Monday, August 8, 2016

2016 Aug BC & Yukon 2


This Sign Post Forest is in Watson Lake, Yukon.  It started during the 1942 construction of the Alcan Highway.  Anyone can leave a sign.  Our Adventure Caravan group put up the sign below with all of our names on it.  There's 82,000 signs at last count.

                              Of course, I had to take this picture.  What a perfect rainbow.
We stopped at this First Nation Museum in Teslin, Yukon.  They aren't called Indians in Canada.  They are First Nation people.  This man was showing Cliff how hand drums are made.  They soak birch pieces and form the circular shell, then stretch caribou hide over the top for the drum.  It's not as easy as it looks.

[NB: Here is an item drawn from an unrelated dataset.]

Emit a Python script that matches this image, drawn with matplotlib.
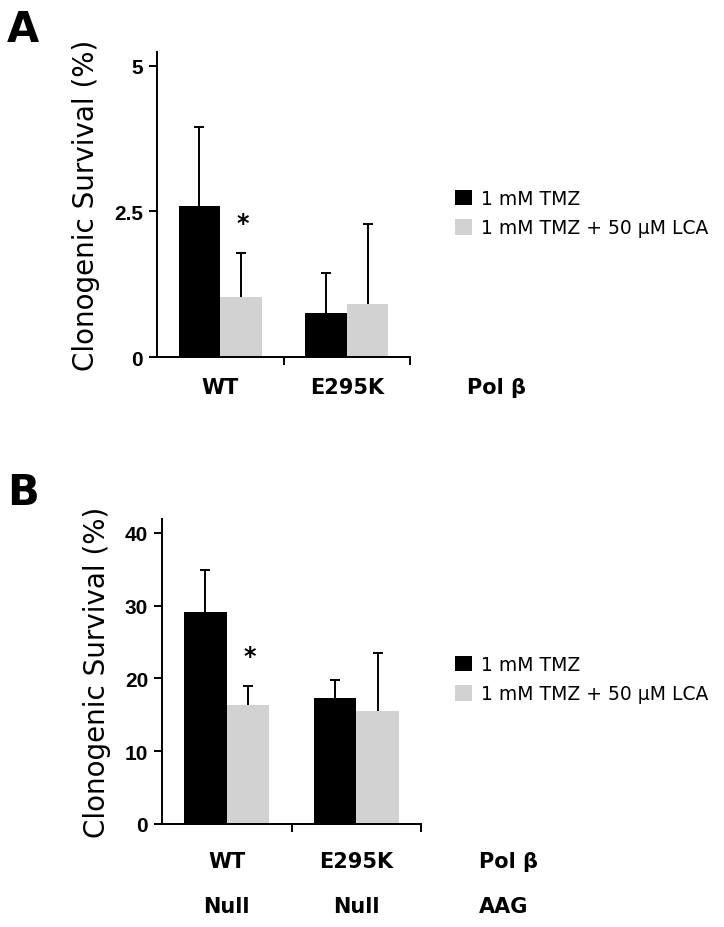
import matplotlib
matplotlib.use("Agg")
import matplotlib.pyplot as plt
import numpy as np
from matplotlib.patches import Patch

# data
groups = ["WT", "E295K"]
aag = ["Null", "Null"]
series = ["1 mM TMZ", "1 mM TMZ + 50 µM LCA"]
colors = ["#000000", "#d2d2d2"]

a_tmz = [2.59, 0.76]
a_tmz_err = [1.36, 0.68]
a_lca = [1.03, 0.91]
a_lca_err = [0.76, 1.38]

b_tmz = [29.1, 17.3]
b_tmz_err = [5.8, 2.5]
b_lca = [16.3, 15.5]
b_lca_err = [2.7, 8.0]

a_ticks = [0, 2.5, 5]
a_ticklabels = ["0", "2.5", "5"]
b_ticks = [0, 10, 20, 30, 40]

LABEL_FONT = "DejaVu Sans"
TICK_FONT = "Liberation Sans"

fig = plt.figure(figsize=(7.24, 9.28), dpi=100)
W, H = 724, 928


def make_axes(left, right, top, bottom):
    return fig.add_axes([left / W, 1 - bottom / H, (right - left) / W, (bottom - top) / H])


def draw_panel(ax, tmz, tmz_err, lca, lca_err, ylim, ticks, ticklabels, star_y):
    x = np.arange(len(groups))
    w = 0.33
    for xs, vals, errs, c in [(x - w / 2, tmz, tmz_err, colors[0]),
                              (x + w / 2, lca, lca_err, colors[1])]:
        ax.bar(xs, vals, width=w, color=c, edgecolor="none", zorder=2)
        eb = ax.errorbar(xs, vals, yerr=[np.zeros(len(errs)), errs], fmt="none",
                         ecolor="black", elinewidth=1.4, capsize=3.5, capthick=1.4, zorder=3)
        # upper error only: hide the cap sitting on the bar top
        eb[1][0].set_visible(False)
    ax.text(x[0] + w / 2 + 0.01, star_y, "*", ha="center", va="center",
            fontsize=17, fontweight="bold", family=LABEL_FONT)
    ax.set_xlim(-0.5, 1.5)
    ax.set_ylim(*ylim)
    ax.set_xticks([0.5, 1.5])
    ax.set_xticklabels([])
    ax.set_yticks(ticks)
    ax.set_yticklabels(ticklabels, fontsize=15, fontweight="bold", family=TICK_FONT)
    ax.tick_params(axis="both", direction="out", length=6, width=1.4, pad=4)
    for s in ["top", "right"]:
        ax.spines[s].set_visible(False)
    for s in ["left", "bottom"]:
        ax.spines[s].set_linewidth(1.4)
    ax.set_ylabel("Clonogenic Survival (%)", fontsize=20, family=LABEL_FONT, labelpad=10)
    handles = [Patch(facecolor=c, edgecolor="none") for c in colors]
    return handles


legend_kw = dict(loc="upper left", frameon=False, handlelength=0.9, handleheight=0.9,
                 handletextpad=0.5, labelspacing=0.55, prop={"family": LABEL_FONT, "size": 13.5})

# Panel A
axA = make_axes(157, 410, 53, 358)
hA = draw_panel(axA, a_tmz, a_tmz_err, a_lca, a_lca_err, (0, 5.24),
                a_ticks, a_ticklabels, 2.3)
fig.text(7 / W, 1 - 30 / H, "A", fontsize=30, fontweight="bold", family=LABEL_FONT, va="center")
for i, g in enumerate(groups):
    axA.text(i, -0.1, g, transform=axA.get_xaxis_transform(), ha="center", va="center",
             fontsize=15, fontweight="bold", family=LABEL_FONT)
axA.text(1.95, -0.1, "Pol β", transform=axA.get_xaxis_transform(), ha="left", va="center",
         fontsize=15, fontweight="bold", family=LABEL_FONT)
fig.legend(hA, series, bbox_to_anchor=(438 / W, 1 - 173 / H), **legend_kw)

# Panel B
axB = make_axes(162, 421, 520, 825)
hB = draw_panel(axB, b_tmz, b_tmz_err, b_lca, b_lca_err, (0, 41.9),
                b_ticks, [str(t) for t in b_ticks], 23.1)
fig.text(7 / W, 1 - 493 / H, "B", fontsize=30, fontweight="bold", family=LABEL_FONT, va="center")
for i, g in enumerate(groups):
    axB.text(i, -0.12, g, transform=axB.get_xaxis_transform(), ha="center", va="center",
             fontsize=15, fontweight="bold", family=LABEL_FONT)
    axB.text(i, -0.27, aag[i], transform=axB.get_xaxis_transform(), ha="center", va="center",
             fontsize=15, fontweight="bold", family=LABEL_FONT)
axB.text(1.95, -0.12, "Pol β", transform=axB.get_xaxis_transform(), ha="left", va="center",
         fontsize=15, fontweight="bold", family=LABEL_FONT)
axB.text(1.95, -0.27, "AAG", transform=axB.get_xaxis_transform(), ha="left", va="center",
         fontsize=15, fontweight="bold", family=LABEL_FONT)
fig.legend(hB, series, bbox_to_anchor=(438 / W, 1 - 639 / H), **legend_kw)

fig.savefig("out.png", dpi=100)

Above is the Klondike steam boat in Whitehorse, Yukon.  This is actually the 2nd Klondike.  The first was destroyed by the ice on the Yukon River.  These steam boats made trips between Whitehorse and Dawson City carrying supplies up to Dawson City and gold back to Whitehorse.  It burned a cord (8 x 4 x 4 ft) of wood an hour.
Kitchen and dining room on the Klondike.

Views of and around Whitehorse, Yukon. 

This eagle was in downtown Whitehorse on the Yukon River.



More Ice Age mammals at the Beringia Museum in Whitehorse.  This scientist was extremely knowledgeable about these mammals.  The replica of the wooly mammoth above shows a knife mark on it's leg indicating humans may have been trying to hunt them. 

Below a canyon real close to our campground.  We walked across the pedestrian bridge.  Found some tree limbs that a bear had rubbed up against and left a lot of hair.  Glad we didn't run into him.

                     Hope they don't fall in.  The water is frigid cold.
Man on left talking to Cliff was First Nation member from the Northern most town in the Yukon, Old Crow.  Only accessible by plane.  He was in Whitehorse because he's the provincial representative from his area.  Whitehorse is the capitol of Yukon.  He and two friends were getting ready to take a float plane to a lake about 40 minutes from Whitehorse.  They were then going to hike up the mountain 18 miles to hunt for mountain sheep.

First Nation mom & little boy dressed as Batman.